We may do well, therefore, to conclude that the British creationist movement has learned from the USA and changed to a new strategy of which The World Around Us is a key result, coordinated with Truth in Science's distribution of Explore Evolution and the launch of the Centre for Intelligent Design. The creationists, like certain species of butterfly, have evolved mimicry, and hide behind an imitation of current science.
However, behind it are the same old young earth creationist names that got together in the late 1990s to become activists to undermine the teaching of sound science. What is now of deep concern to the BCSE is where the apparently substantial funding is coming from.
Footnotes
(1) A few of the young earth creationists in Britain subscribe to the idea that the world may be up to 100,000 years old. Known as “recolonisers” they have been described by Answers in Genesis as compromisers. See http://www.answersingenesis.org/docs2006/0307recolonisation.asp They are associated with Noah's Ark Zoo Farm near Bristol (see http://www.earthhistory.co.uk/) and some are involved in the Biblical Creation Society. See http://www.recolonisation.org.uk/
(2) That is our best guess; it is possible that the two benefactions only provided funding for the web site with the other £25,000 used for purposes not yet disclosed by Genesis Agendum. It appears that the web site was not launched until September 2010, indicating that it was funded after the year ending March 2010 accounting period where the £25,000 was identified as having been received and spent.

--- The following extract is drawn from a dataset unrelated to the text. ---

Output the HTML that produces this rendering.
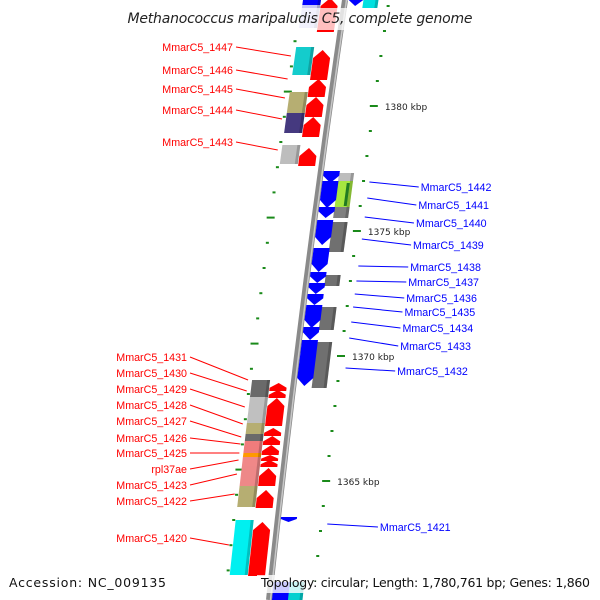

(3) Financial information came from Genesis Agendum's submission of accounts to the Charity Commission. However, for the year ending March 2010, only revenue and expenditure, in aggregate, were available when checked in Dec 2010. No breakdown was available. Genesis Agendum's revenues for the year jumped from a typical £4,523 a year to £31,549 . It was registered as a charity in 1996.
(4) As the American anti-creationist Lenny Flank points out, the creationist activists are like vampires. As soon as some daylight is focused on their activities, they run for the cover of darkness. Time and time again.
(5) Normally we would name our correspondent here but she has specifically requested to remain anonymous for fear of Internet stalking.
(6) See Ron Numbers; The Creationists for an introduction to creationism in Britain between 1970 and 1992. The latest edition updates this but the updates on the UK are not as thorough as in the original work.